Lately, things haven’t seemed to go that great. There have been some good moments amid the turmoil of life over the last few months. But even with the many ways that I know I’m blessed, I’ve struggled to gain any traction in my quest for joy and contentment.
As I’ve examined my heart and life, I’ve come across one of the problems. I feel entitled.
Normally I don’t think of myself as entitled. I don’t mind working for what I have. I don’t expect people to just give me things. But in my attitude with God I noticed that I felt, at least in some small way, that he should treat me better.
It’s a classic “older brother” move (see Tim Keller’s teaching on Luke 15, from whom I learned much of this). You know in Luke 15, the famous story of the prodigal son. The younger brother takes his inheritance from his living father and goes off into the far country to live a life of personal pleasure. When he takes his inheritance he is telling the father that he wishes him dead. An inheritance is something you get when the father dies. At the end of the day, the younger brother wants the father’s stuff, not the father.
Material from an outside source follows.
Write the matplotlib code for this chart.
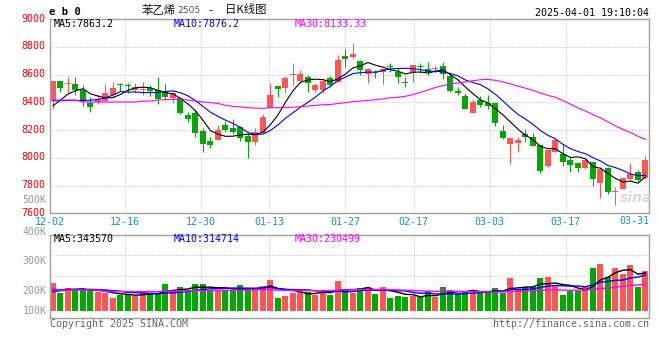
import matplotlib
matplotlib.use('Agg')
import matplotlib.pyplot as plt
import matplotlib.transforms as mtransforms
import numpy as np

# 苯乙烯2505 日K线, 2024-12-02 .. 2025-04-01
date_labels = ['12-02', '12-16', '12-30', '01-13', '01-27', '02-17', '03-03', '03-17']
date_index = [0, 10, 20, 29, 39, 48, 58, 68]
last_label = '03-31'

opens = [8409, 8553, 8531, 8531, 8488, 8397, 8402, 8409, 8452, 8526,
         8524, 8488, 8488, 8505, 8488, 8476, 8428, 8428, 8308, 8325,
         8195, 8123, 8128, 8236, 8212, 8219, 8157, 8116, 8176, 8356,
         8517, 8500, 8596, 8555, 8579, 8488, 8488, 8572, 8548, 8733,
         8723, 8697, 8603, 8610, 8615, 8656, 8615, 8543, 8615, 8656,
         8637, 8639, 8661, 8589, 8483, 8445, 8325, 8416, 8392, 8397,
         8195, 8097, 8109, 8171, 8147, 8092, 7941, 8044, 8025, 7984,
         7960, 7929, 7972, 7821, 7924, 7754, 7773, 7845, 7895, 7852]
highs = [8553, 8553, 8579, 8582, 8524, 8435, 8452, 8531, 8548, 8541,
         8536, 8541, 8543, 8524, 8584, 8531, 8488, 8428, 8332, 8344,
         8212, 8147, 8236, 8265, 8279, 8229, 8176, 8212, 8315, 8541,
         8517, 8589, 8680, 8632, 8596, 8541, 8565, 8589, 8740, 8781,
         8829, 8704, 8644, 8632, 8644, 8685, 8644, 8584, 8668, 8680,
         8690, 8668, 8692, 8613, 8512, 8469, 8421, 8445, 8452, 8397,
         8236, 8145, 8147, 8205, 8181, 8092, 8056, 8140, 8099, 8003,
         7972, 8003, 7972, 7936, 7936, 7792, 7857, 7960, 7912, 8013]
lows = [8351, 8476, 8464, 8452, 8375, 8332, 8387, 8409, 8440, 8483,
        8469, 8469, 8452, 8447, 8387, 8416, 8392, 8315, 8260, 8152,
        8044, 8073, 8128, 8188, 8169, 8123, 8001, 8092, 8176, 8356,
        8440, 8464, 8524, 8536, 8476, 8476, 8469, 8512, 8548, 8651,
        8709, 8596, 8536, 8572, 8531, 8620, 8536, 8512, 8548, 8613,
        8596, 8608, 8565, 8476, 8452, 8351, 8325, 8368, 8351, 8229,
        8135, 7955, 8044, 8116, 8085, 7888, 7931, 8032, 7939, 7900,
        7900, 7917, 7797, 7710, 7739, 7660, 7773, 7840, 7835, 7845]
closes = [8553, 8505, 8531, 8488, 8411, 8368, 8426, 8464, 8500, 8524,
          8519, 8512, 8488, 8483, 8423, 8440, 8469, 8325, 8279, 8181,
          8099, 8092, 8200, 8200, 8188, 8145, 8116, 8186, 8296, 8452,
          8495, 8572, 8598, 8603, 8536, 8524, 8555, 8524, 8704, 8709,
          8747, 8632, 8639, 8608, 8639, 8652, 8579, 8541, 8668, 8651,
          8615, 8641, 8601, 8483, 8469, 8351, 8404, 8380, 8373, 8248,
          8140, 8145, 8128, 8152, 8085, 7905, 8056, 8128, 7972, 7950,
          7929, 7984, 7845, 7917, 7756, 7756, 7852, 7881, 7840, 7984]
volumes_k = [246, 162, 204, 186, 186, 177, 171, 156, 117, 141,
             150, 132, 177, 156, 156, 237, 186, 213, 186, 237,
             237, 186, 186, 186, 186, 228, 186, 204, 222, 276,
             117, 132, 162, 171, 171, 141, 186, 141, 270, 198,
             156, 204, 216, 150, 213, 117, 132, 126, 132, 120,
             177, 120, 213, 186, 162, 177, 177, 162, 177, 204,
             162, 297, 186, 213, 213, 297, 303, 222, 141, 177,
             177, 222, 384, 420, 303, 384, 330, 411, 216, 360]

# moving-average values before enough history is on the chart
ma5_head = [8375, 8416, 8459, 8483]
ma10_head = [8411, 8411, 8413, 8413, 8413, 8415, 8420, 8433, 8452]
ma30_head = [8416, 8416, 8416, 8416, 8402, 8402, 8402, 8402, 8402, 8402,
             8402, 8402, 8409, 8409, 8416, 8419, 8421, 8421, 8416, 8409,
             8402, 8397, 8392, 8378, 8370, 8366, 8361, 8358, 8356]
vol_ma5_head = [192, 186, 192, 192]
vol_ma10_head = [171, 180, 189, 192, 192, 192, 190, 186, 180]
vol_ma30_head = [186, 186, 186, 186, 186, 186, 186, 172, 172, 172,
                 172, 172, 172, 172, 172, 175, 176, 177, 178, 179,
                 180, 181, 182, 183, 184, 185, 186, 187, 188]

RED = '#ff5555'
GREEN = '#00a800'
GRID = '#b4b4b4'
FRAME = '#a0a0a0'
W, H = 660, 360


def sma(values, n, head):
    out = list(head)
    for i in range(n - 1, len(values)):
        out.append(sum(values[i - n + 1:i + 1]) / n)
    return np.array(out, dtype=float)


def box(left, top, right, bottom):
    return [left / W, 1 - bottom / H, (right - left) / W, (bottom - top) / H]


plt.rcParams['font.family'] = ['DejaVu Sans Mono', 'Noto Sans CJK SC']
plt.rcParams['font.size'] = 7.2

fig = plt.figure(figsize=(W / 100, H / 100), dpi=100)


def px_text(x, y, s, **kw):
    kw.setdefault('va', 'center')
    fig.text(x / W, 1 - y / H, s, **kw)


x = np.arange(len(closes))
o = np.array(opens, dtype=float)
c = np.array(closes, dtype=float)
colors = np.where(c >= o, RED, GREEN)
vol = np.array(volumes_k, dtype=float) * 1000

# gridline positions drift slightly from the candle slots in the original
tick_pos = [max((7.6 * i - 4) / 7.5, -0.4) for i in date_index]

# ---- price panel
ax = fig.add_axes(box(50, 19, 649, 213.3))
ax.vlines(x, lows, highs, colors=colors, linewidth=0.75)
body = np.maximum(np.abs(c - o), 7)
ax.bar(x, body, bottom=np.minimum(o, c), width=0.8, color=colors, linewidth=0)
ax.plot(x, sma(closes, 5, ma5_head), color='black', lw=0.8)
ax.plot(x, sma(closes, 10, ma10_head), color='#0000ff', lw=0.8)
ax.plot(x, sma(closes, 30, ma30_head), color='#ff00ff', lw=0.8)
ax.set_xlim(-0.4, 79.47)
ax.set_ylim(7600, 9000)
ax.set_yticks(range(7600, 9001, 200))
ax.tick_params(axis='y', length=0, pad=3, labelcolor='#ff0000', labelsize=7.2)
lift = mtransforms.ScaledTranslation(0, 1.5 / 100, fig.dpi_scale_trans)
for lab in ax.get_yticklabels():
    lab.set_transform(lab.get_transform() + lift)
ax.set_xticks(tick_pos)
ax.set_xticklabels(date_labels)
ax.tick_params(axis='x', length=0, pad=2.4, labelcolor='#1a8ad6', labelsize=7.2)
ax.grid(True, color=GRID, linestyle=(0, (1, 2)), linewidth=0.72)
ax.set_axisbelow(True)
for s in ax.spines.values():
    s.set_color(FRAME)
    s.set_linewidth(1.0)

# ---- volume panel
axv = fig.add_axes(box(50, 234.5, 649, 317.7))
axv.bar(x, vol, width=0.8, color=colors, linewidth=0)
axv.plot(x, sma(vol, 5, np.array(vol_ma5_head) * 1000), color='black', lw=1.0)
axv.plot(x, sma(vol, 10, np.array(vol_ma10_head) * 1000), color='#0000ff', lw=1.0)
axv.plot(x, sma(vol, 30, np.array(vol_ma30_head) * 1000), color='#ff00ff', lw=1.0)
axv.set_xlim(-0.4, 79.47)
vlo, vhi = -63000, 686000
axv.set_ylim(vlo, vhi)
axv.set_xticks(tick_pos)
axv.set_xticklabels([])
axv.set_yticks([vlo + f * (vhi - vlo) for f in (0.25, 0.5, 0.75)])
axv.set_yticklabels([])
axv.tick_params(length=0)
axv.grid(True, color=GRID, linestyle=(0, (1, 2)), linewidth=0.72)
axv.set_axisbelow(True)
for s in axv.spines.values():
    s.set_color(FRAME)
    s.set_linewidth(1.0)

# ---- texts
px_text(49, 12, 'e b 0', fontweight='bold', fontsize=7.6, color='black')
px_text(142, 10, '苯乙烯', family='Noto Sans CJK SC', fontsize=8.2, color='#111')
px_text(177, 10.5, '2505', family='DejaVu Sans', fontsize=6.6, color='#555')
px_text(210.5, 10, '-', family='DejaVu Sans', fontsize=8, color='#111', ha='center')
px_text(225, 10, '日K线图', family='Noto Sans CJK SC', fontsize=8.2, color='#111')
px_text(649, 12.5, '2025-04-01 19:10:04', ha='right', color='black')

px_text(54, 24, 'MA5:7863.2', color='black')
px_text(174, 24, 'MA10:7876.2', color='#0000ff')
px_text(295, 24, 'MA30:8133.33', color='#ff00ff')
px_text(54, 238.5, 'MA5:343570', color='black')
px_text(174, 238.5, 'MA10:314714', color='#0000ff')
px_text(295, 238.5, 'MA30:230499', color='#ff00ff')

px_text(649, 220.5, last_label, ha='right', color='#1a8ad6')
for label, y in [('500K', 200), ('400K', 231.5), ('300K', 260.7), ('200K', 290.7), ('100K', 310.7)]:
    px_text(46.5, y, label, ha='right', color='#999999')

px_text(50, 323.7, 'Copyright 2025 SINA.COM', color='#666666')
px_text(649, 323.7, 'http://finance.sina.com.cn', ha='right', color='#666666')
px_text(636, 198, 'sina', family='DejaVu Sans', fontsize=10, fontstyle='italic',
        fontweight='bold', color='#d0d0d0', ha='center', alpha=0.8)

fig.savefig('out.png', dpi=100)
But the story doesn’t end there. There is another brother. Luke 15 is really the story of two brothers. It is in the “older brother” that I saw some of the seeds of disappointment that had sprouted in my heart. You see, the older brother worked hard for the father. He obeyed, he served, he followed the rules. When the younger brother comes back from his journey of sin, the older brother is angry, hurt, and mad that the father would forgive and celebrate his brother. Why? Because he had served all these years and never received a party! You see, he had the same basic attitude of the younger brother. He wanted the father’s stuff (e.g., the party, the affirmation, the inheritance) he just thought he could get it through obedience rather than rebellion.
I think one of the reasons I’ve felt such disappointment lately is that at my core I expected God to treat me better. I thought I deserved better. I thought I’d made enough sacrifices and been faithful enough that God owed me something. But that’s wrong.
The truth is I deserved nothing but alienation and punishment from God. I was an enemy of God in my sin and my service does not entitle me to anything. My service should be from a place of gratitude and love. Rather than serving God to get something I should serve because I have been given everything. Such an attitude overthrows the entitlement mentality that can rob of joy. Entitlement sets up my human desires as the arbiter of what is right. The gospel sets up God as the highest joy to which nothing can compare.
If all I want is the blessings of God then I don’t really want God. And if my joy is based on my circumstances, then it will always be an up and down sort of thing. What I am learning is that God is enough. Only God is enough. Nothing other than God will ever be enough. What freedom to let go of what I think I deserve and hold onto the only one who matters.